法に与えた影響は計り知れないが、その思想と哲学自体は、18世紀の哲人のものである。
◆歴史家であるという行為
過去とは、現在の解読である。目の前の現象に対する反応には、瞑想的なもの、実際的なもの、科学的なものの3種がある。
瞑想的な反応は過去をイメージとしてとらえ、価値判断をしない。実際的な反応は、過去を自分との関連において考え、評価し、解釈する。科学的な反応は、過去を自分や状況からは独立した値、原因と結果として認識する。
歴史家は過去を探求するが、その過去とは、特定の方法で現在の世界を理解する手順に他ならない。過去を瞑想的にとらえる例としては、古代から続く詩人や作家があげられる。過去を実際的にとらえることは、もっとも普遍的に行われている。

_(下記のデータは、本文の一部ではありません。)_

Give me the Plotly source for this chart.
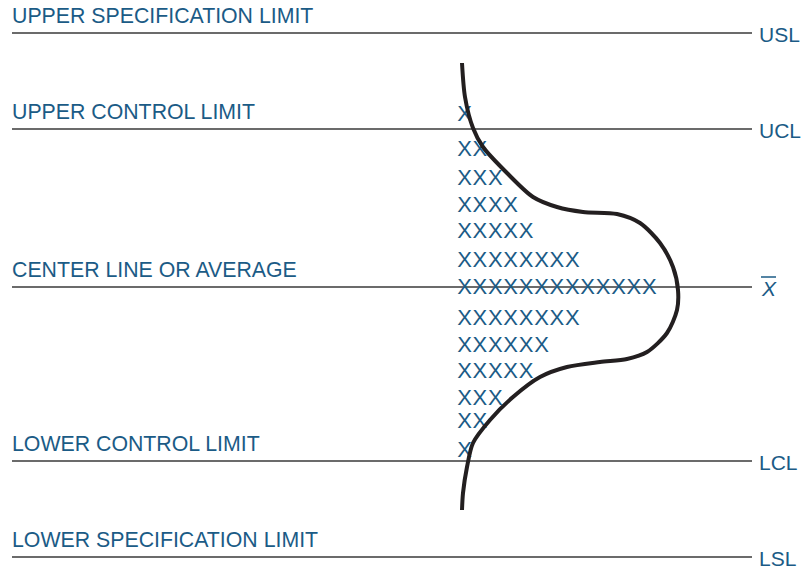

あらゆる過去への価値判断が、実際的な認識であるといえる。
では、歴史家の認識とはどのようなものか。著者は歴史家の仕事が、実際的な態度と瞑想的な態度が混合したものから、「歴史的な」認識へと変化していったと考える。
歴史的な姿勢とは……過去を現在の理由としてはとらえず、また現在と関連のあるものとしてもとらえない。一切の価値判断や原因、起源等は含まない。つまり、歴史的な姿勢は科学的な姿勢と軌を一にしている。
歴史的な態度は過去を現在とは引き離して考え、また価値判断を行わない。よって、瞑想的、実際的のいずれとも異なる。
しかし、現在は実際的な歴史の見方が主流であり、「歴史家」はほとんど存在しない。
◆大学における政治学研究
大学において、政治学はどのように教育されるべきかについて論じる。
オークショットは教育を初等教育、職業教育、大学教育の3つに分類する。初等教育では初歩的な読み書き計算を教え、職業教育においては、具体的な技能、技術について教育する。
大学教育は、知識の結果や産物ではなく、知識の使い方について教育されるべきである。
私たちの文化は、製品や建築物といった物体と、慣習や思考様式、思想といった非物体的なものからなる。思想や哲学、思考法といった形のないもののうち、電気工事や工作、絵の技術といったものは、わたしたちの知識が生み出した結果である。
大学とは、科学的、哲学的、歴史的な思考法を学ぶ場であるのがよい。なぜなら私たちの無形文化の重要な部分がそこで発展するからだ。
政治教育においては、政治的用語の解説、政治制度、法律の説明、公務員向けの技能講習、「どう問題解決するか」、「投票行動はどのようなものか」、といった職業教育が主流である。
しかし、大学においては、思考法の教育が行われるべきである。
ここで、精神の文明は、生産物である「テクスト」、「文献」と、それらを生み出す「言語」に分別される。大学が教えるのは精神の「言語」である。
大学における政治教育は、政治学の古典や政治思想の古典を題材に、こうした文献を歴史的、または哲学的に考えるものであるべきである。現在の政治的話題や、直近の歴史は、どうしても自分たちの立場からとらえてしまい、実用的な教育に近づいてしまう。よって、古典を用いることが望ましい。